Transcribe the material word for word, but without the images.

:: Dataset content ::
####

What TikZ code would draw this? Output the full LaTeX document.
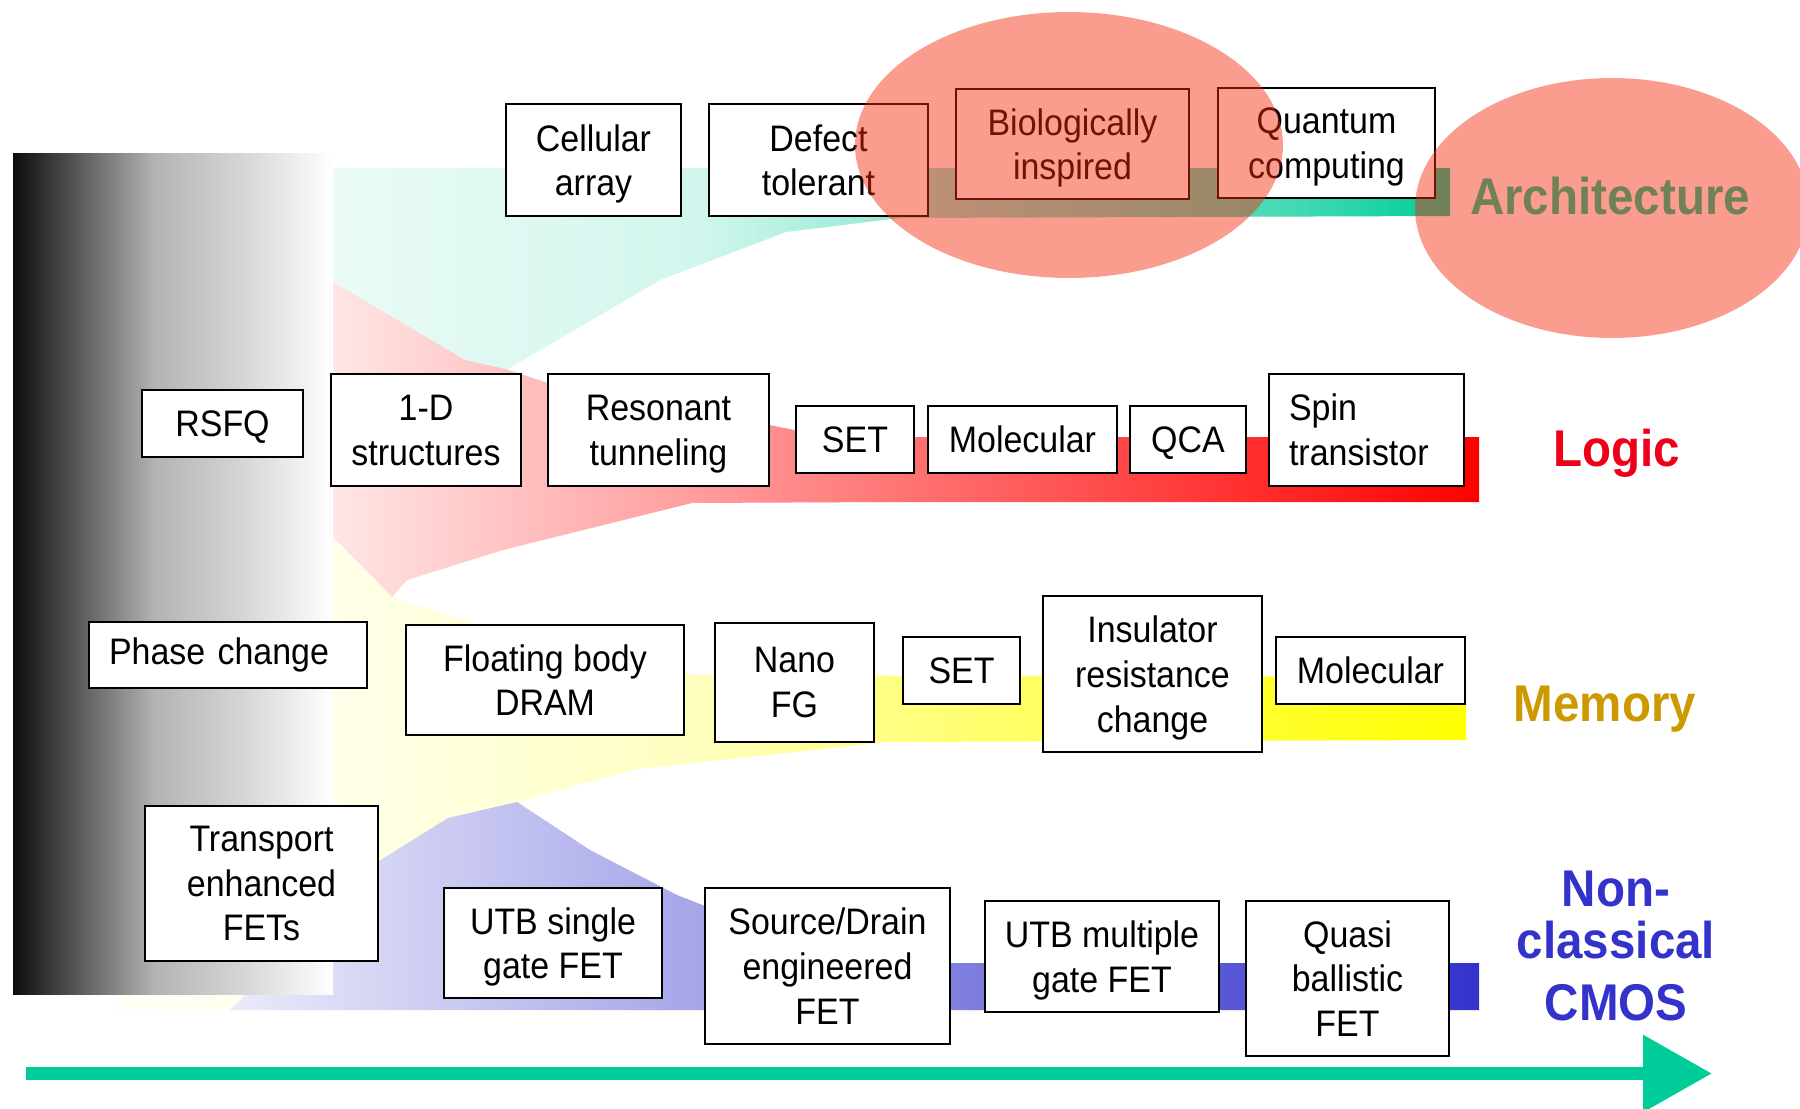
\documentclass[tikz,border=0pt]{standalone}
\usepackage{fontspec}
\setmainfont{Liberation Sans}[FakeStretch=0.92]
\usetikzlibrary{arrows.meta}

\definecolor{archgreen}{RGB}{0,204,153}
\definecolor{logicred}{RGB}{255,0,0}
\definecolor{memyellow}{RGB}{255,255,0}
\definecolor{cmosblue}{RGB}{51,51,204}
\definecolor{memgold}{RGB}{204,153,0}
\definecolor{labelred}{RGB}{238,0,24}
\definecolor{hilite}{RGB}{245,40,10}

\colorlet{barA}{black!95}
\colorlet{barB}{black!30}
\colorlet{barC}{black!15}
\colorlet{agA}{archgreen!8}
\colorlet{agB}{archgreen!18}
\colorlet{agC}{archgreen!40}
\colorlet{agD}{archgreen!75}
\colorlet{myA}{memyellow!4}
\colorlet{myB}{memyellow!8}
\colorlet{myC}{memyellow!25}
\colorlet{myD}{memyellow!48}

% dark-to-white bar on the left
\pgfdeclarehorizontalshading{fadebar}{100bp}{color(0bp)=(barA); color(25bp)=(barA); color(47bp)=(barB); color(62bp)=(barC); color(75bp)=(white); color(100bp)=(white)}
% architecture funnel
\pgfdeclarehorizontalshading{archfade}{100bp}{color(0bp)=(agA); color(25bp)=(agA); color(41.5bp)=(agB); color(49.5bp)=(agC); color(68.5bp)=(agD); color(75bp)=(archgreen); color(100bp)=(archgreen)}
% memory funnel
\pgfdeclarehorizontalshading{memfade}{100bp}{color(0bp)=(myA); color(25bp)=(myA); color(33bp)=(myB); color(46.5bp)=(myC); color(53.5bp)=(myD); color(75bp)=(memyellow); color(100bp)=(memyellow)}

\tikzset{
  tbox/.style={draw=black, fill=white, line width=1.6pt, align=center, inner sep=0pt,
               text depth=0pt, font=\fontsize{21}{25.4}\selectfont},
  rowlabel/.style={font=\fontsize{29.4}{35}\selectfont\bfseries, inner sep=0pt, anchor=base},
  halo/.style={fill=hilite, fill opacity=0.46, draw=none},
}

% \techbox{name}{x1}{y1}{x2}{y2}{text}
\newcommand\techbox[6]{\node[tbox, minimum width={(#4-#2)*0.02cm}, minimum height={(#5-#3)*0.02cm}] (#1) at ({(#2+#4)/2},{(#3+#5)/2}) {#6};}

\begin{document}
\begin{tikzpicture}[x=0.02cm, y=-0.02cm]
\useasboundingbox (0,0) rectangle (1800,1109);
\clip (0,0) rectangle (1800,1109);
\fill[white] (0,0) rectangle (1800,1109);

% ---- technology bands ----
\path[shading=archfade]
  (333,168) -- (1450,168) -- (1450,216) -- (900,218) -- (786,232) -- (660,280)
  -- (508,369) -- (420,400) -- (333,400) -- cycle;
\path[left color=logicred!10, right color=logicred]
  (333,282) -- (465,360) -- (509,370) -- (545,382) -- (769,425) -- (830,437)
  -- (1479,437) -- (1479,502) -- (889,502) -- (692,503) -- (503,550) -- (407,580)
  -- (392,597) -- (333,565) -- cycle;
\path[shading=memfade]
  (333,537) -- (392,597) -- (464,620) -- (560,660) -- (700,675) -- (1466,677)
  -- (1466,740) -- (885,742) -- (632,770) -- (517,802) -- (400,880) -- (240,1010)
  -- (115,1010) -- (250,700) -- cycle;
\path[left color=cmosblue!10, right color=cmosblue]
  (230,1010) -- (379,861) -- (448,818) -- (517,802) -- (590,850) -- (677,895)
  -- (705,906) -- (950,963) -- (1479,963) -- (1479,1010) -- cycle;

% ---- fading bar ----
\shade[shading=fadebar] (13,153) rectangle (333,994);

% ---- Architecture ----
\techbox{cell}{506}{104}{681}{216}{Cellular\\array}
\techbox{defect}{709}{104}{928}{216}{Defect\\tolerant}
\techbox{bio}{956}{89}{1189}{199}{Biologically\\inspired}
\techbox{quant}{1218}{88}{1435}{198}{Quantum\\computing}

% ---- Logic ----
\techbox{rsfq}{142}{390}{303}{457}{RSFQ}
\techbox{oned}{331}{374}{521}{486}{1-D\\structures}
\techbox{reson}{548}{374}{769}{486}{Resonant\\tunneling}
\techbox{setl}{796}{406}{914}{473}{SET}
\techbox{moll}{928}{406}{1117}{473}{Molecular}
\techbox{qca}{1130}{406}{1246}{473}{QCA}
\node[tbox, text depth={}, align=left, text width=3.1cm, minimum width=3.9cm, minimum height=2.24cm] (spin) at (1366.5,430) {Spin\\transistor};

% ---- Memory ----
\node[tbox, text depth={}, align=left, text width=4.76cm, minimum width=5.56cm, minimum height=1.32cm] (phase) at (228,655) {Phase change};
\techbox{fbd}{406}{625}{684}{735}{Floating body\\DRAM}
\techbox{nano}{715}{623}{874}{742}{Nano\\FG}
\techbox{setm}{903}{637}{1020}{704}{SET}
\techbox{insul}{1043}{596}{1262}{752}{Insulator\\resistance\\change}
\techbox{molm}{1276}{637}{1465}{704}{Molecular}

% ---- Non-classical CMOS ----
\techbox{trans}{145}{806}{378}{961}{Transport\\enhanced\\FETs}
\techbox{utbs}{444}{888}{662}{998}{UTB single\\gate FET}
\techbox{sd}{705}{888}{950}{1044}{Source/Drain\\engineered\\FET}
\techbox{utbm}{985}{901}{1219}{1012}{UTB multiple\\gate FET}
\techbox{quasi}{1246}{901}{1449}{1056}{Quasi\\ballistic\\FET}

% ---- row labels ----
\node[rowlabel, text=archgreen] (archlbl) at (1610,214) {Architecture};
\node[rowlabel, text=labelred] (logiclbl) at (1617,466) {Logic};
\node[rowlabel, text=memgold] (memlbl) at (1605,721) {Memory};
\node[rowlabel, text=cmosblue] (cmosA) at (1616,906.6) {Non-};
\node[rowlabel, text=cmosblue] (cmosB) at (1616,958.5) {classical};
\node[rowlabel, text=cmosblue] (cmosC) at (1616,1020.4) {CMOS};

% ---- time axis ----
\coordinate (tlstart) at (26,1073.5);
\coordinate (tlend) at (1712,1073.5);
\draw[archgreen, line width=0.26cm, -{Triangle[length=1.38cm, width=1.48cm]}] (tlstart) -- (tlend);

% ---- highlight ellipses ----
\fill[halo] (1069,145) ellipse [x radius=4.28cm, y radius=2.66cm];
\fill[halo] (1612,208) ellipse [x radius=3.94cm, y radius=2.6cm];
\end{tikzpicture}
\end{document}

####

:: Task output ::
What TikZ code would draw this? Output the full LaTeX document.
\documentclass[tikz,border=0pt]{standalone}
\usepackage{fontspec}
\setmainfont{Liberation Sans}[FakeStretch=0.92]
\usetikzlibrary{arrows.meta}

\definecolor{archgreen}{RGB}{0,204,153}
\definecolor{logicred}{RGB}{255,0,0}
\definecolor{memyellow}{RGB}{255,255,0}
\definecolor{cmosblue}{RGB}{51,51,204}
\definecolor{memgold}{RGB}{204,153,0}
\definecolor{labelred}{RGB}{238,0,24}
\definecolor{hilite}{RGB}{245,40,10}

\colorlet{barA}{black!95}
\colorlet{barB}{black!30}
\colorlet{barC}{black!15}
\colorlet{agA}{archgreen!8}
\colorlet{agB}{archgreen!18}
\colorlet{agC}{archgreen!40}
\colorlet{agD}{archgreen!75}
\colorlet{myA}{memyellow!4}
\colorlet{myB}{memyellow!8}
\colorlet{myC}{memyellow!25}
\colorlet{myD}{memyellow!48}

% dark-to-white bar on the left
\pgfdeclarehorizontalshading{fadebar}{100bp}{color(0bp)=(barA); color(25bp)=(barA); color(47bp)=(barB); color(62bp)=(barC); color(75bp)=(white); color(100bp)=(white)}
% architecture funnel
\pgfdeclarehorizontalshading{archfade}{100bp}{color(0bp)=(agA); color(25bp)=(agA); color(41.5bp)=(agB); color(49.5bp)=(agC); color(68.5bp)=(agD); color(75bp)=(archgreen); color(100bp)=(archgreen)}
% memory funnel
\pgfdeclarehorizontalshading{memfade}{100bp}{color(0bp)=(myA); color(25bp)=(myA); color(33bp)=(myB); color(46.5bp)=(myC); color(53.5bp)=(myD); color(75bp)=(memyellow); color(100bp)=(memyellow)}

\tikzset{
  tbox/.style={draw=black, fill=white, line width=1.6pt, align=center, inner sep=0pt,
               text depth=0pt, font=\fontsize{21}{25.4}\selectfont},
  rowlabel/.style={font=\fontsize{29.4}{35}\selectfont\bfseries, inner sep=0pt, anchor=base},
  halo/.style={fill=hilite, fill opacity=0.46, draw=none},
}

% \techbox{name}{x1}{y1}{x2}{y2}{text}
\newcommand\techbox[6]{\node[tbox, minimum width={(#4-#2)*0.02cm}, minimum height={(#5-#3)*0.02cm}] (#1) at ({(#2+#4)/2},{(#3+#5)/2}) {#6};}

\begin{document}
\begin{tikzpicture}[x=0.02cm, y=-0.02cm]
\useasboundingbox (0,0) rectangle (1800,1109);
\clip (0,0) rectangle (1800,1109);
\fill[white] (0,0) rectangle (1800,1109);

% ---- technology bands ----
\path[shading=archfade]
  (333,168) -- (1450,168) -- (1450,216) -- (900,218) -- (786,232) -- (660,280)
  -- (508,369) -- (420,400) -- (333,400) -- cycle;
\path[left color=logicred!10, right color=logicred]
  (333,282) -- (465,360) -- (509,370) -- (545,382) -- (769,425) -- (830,437)
  -- (1479,437) -- (1479,502) -- (889,502) -- (692,503) -- (503,550) -- (407,580)
  -- (392,597) -- (333,565) -- cycle;
\path[shading=memfade]
  (333,537) -- (392,597) -- (464,620) -- (560,660) -- (700,675) -- (1466,677)
  -- (1466,740) -- (885,742) -- (632,770) -- (517,802) -- (400,880) -- (240,1010)
  -- (115,1010) -- (250,700) -- cycle;
\path[left color=cmosblue!10, right color=cmosblue]
  (230,1010) -- (379,861) -- (448,818) -- (517,802) -- (590,850) -- (677,895)
  -- (705,906) -- (950,963) -- (1479,963) -- (1479,1010) -- cycle;

% ---- fading bar ----
\shade[shading=fadebar] (13,153) rectangle (333,994);

% ---- Architecture ----
\techbox{cell}{506}{104}{681}{216}{Cellular\\array}
\techbox{defect}{709}{104}{928}{216}{Defect\\tolerant}
\techbox{bio}{956}{89}{1189}{199}{Biologically\\inspired}
\techbox{quant}{1218}{88}{1435}{198}{Quantum\\computing}

% ---- Logic ----
\techbox{rsfq}{142}{390}{303}{457}{RSFQ}
\techbox{oned}{331}{374}{521}{486}{1-D\\structures}
\techbox{reson}{548}{374}{769}{486}{Resonant\\tunneling}
\techbox{setl}{796}{406}{914}{473}{SET}
\techbox{moll}{928}{406}{1117}{473}{Molecular}
\techbox{qca}{1130}{406}{1246}{473}{QCA}
\node[tbox, text depth={}, align=left, text width=3.1cm, minimum width=3.9cm, minimum height=2.24cm] (spin) at (1366.5,430) {Spin\\transistor};

% ---- Memory ----
\node[tbox, text depth={}, align=left, text width=4.76cm, minimum width=5.56cm, minimum height=1.32cm] (phase) at (228,655) {Phase change};
\techbox{fbd}{406}{625}{684}{735}{Floating body\\DRAM}
\techbox{nano}{715}{623}{874}{742}{Nano\\FG}
\techbox{setm}{903}{637}{1020}{704}{SET}
\techbox{insul}{1043}{596}{1262}{752}{Insulator\\resistance\\change}
\techbox{molm}{1276}{637}{1465}{704}{Molecular}

% ---- Non-classical CMOS ----
\techbox{trans}{145}{806}{378}{961}{Transport\\enhanced\\FETs}
\techbox{utbs}{444}{888}{662}{998}{UTB single\\gate FET}
\techbox{sd}{705}{888}{950}{1044}{Source/Drain\\engineered\\FET}
\techbox{utbm}{985}{901}{1219}{1012}{UTB multiple\\gate FET}
\techbox{quasi}{1246}{901}{1449}{1056}{Quasi\\ballistic\\FET}

% ---- row labels ----
\node[rowlabel, text=archgreen] (archlbl) at (1610,214) {Architecture};
\node[rowlabel, text=labelred] (logiclbl) at (1617,466) {Logic};
\node[rowlabel, text=memgold] (memlbl) at (1605,721) {Memory};
\node[rowlabel, text=cmosblue] (cmosA) at (1616,906.6) {Non-};
\node[rowlabel, text=cmosblue] (cmosB) at (1616,958.5) {classical};
\node[rowlabel, text=cmosblue] (cmosC) at (1616,1020.4) {CMOS};

% ---- time axis ----
\coordinate (tlstart) at (26,1073.5);
\coordinate (tlend) at (1712,1073.5);
\draw[archgreen, line width=0.26cm, -{Triangle[length=1.38cm, width=1.48cm]}] (tlstart) -- (tlend);

% ---- highlight ellipses ----
\fill[halo] (1069,145) ellipse [x radius=4.28cm, y radius=2.66cm];
\fill[halo] (1612,208) ellipse [x radius=3.94cm, y radius=2.6cm];
\end{tikzpicture}
\end{document}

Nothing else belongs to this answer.